Current agent development frameworks provide what the security research community describes as basic safeguards: tool allowlists, sandboxed execution, guardrail-based filtering. These are application-layer controls. They do not provide what AIShell-Gate provides: a deterministic, policy-evaluated, cryptographically audited enforcement point at the Unix execution boundary.

"Security support in current agent development frameworks is still evolving and remains less mature than that of traditional software platforms. While many frameworks provide basic safeguards such as tool allowlists, sandboxed execution, and guardrail-based filtering, these frameworks generally lack comprehensive security models for privilege separation among agents."

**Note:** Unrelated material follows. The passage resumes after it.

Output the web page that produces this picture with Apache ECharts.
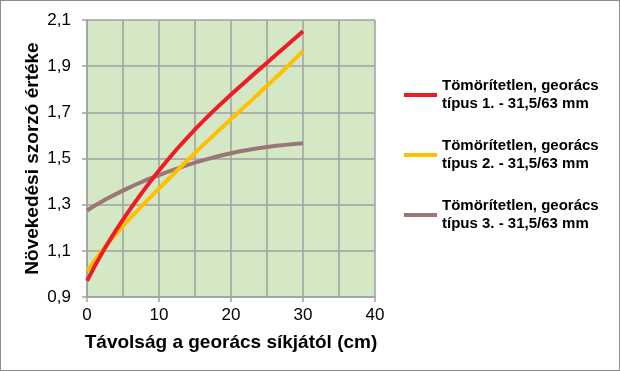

NIST/CAISI RFI 2025-0035 · March 2026

This gap is structural, not temporary. Application-layer guardrails are appropriate controls for application-layer risks. The Unix execution boundary is an operating system boundary — it requires an operating system layer control. That is what AIShell-Gate is.

Summary Statement

AIShell-Gate addresses the AI execution security problem that NIST, the Department of Defense, and the U.S. federal security research community have formally identified as a critical infrastructure gap. Its deterministic policy engine, default-deny architecture, and tamper-evident audit logging are the specific engineering responses that federal frameworks prescribe. The problem is documented. The investment is committed. The enforcement layer is AIShell-Gate.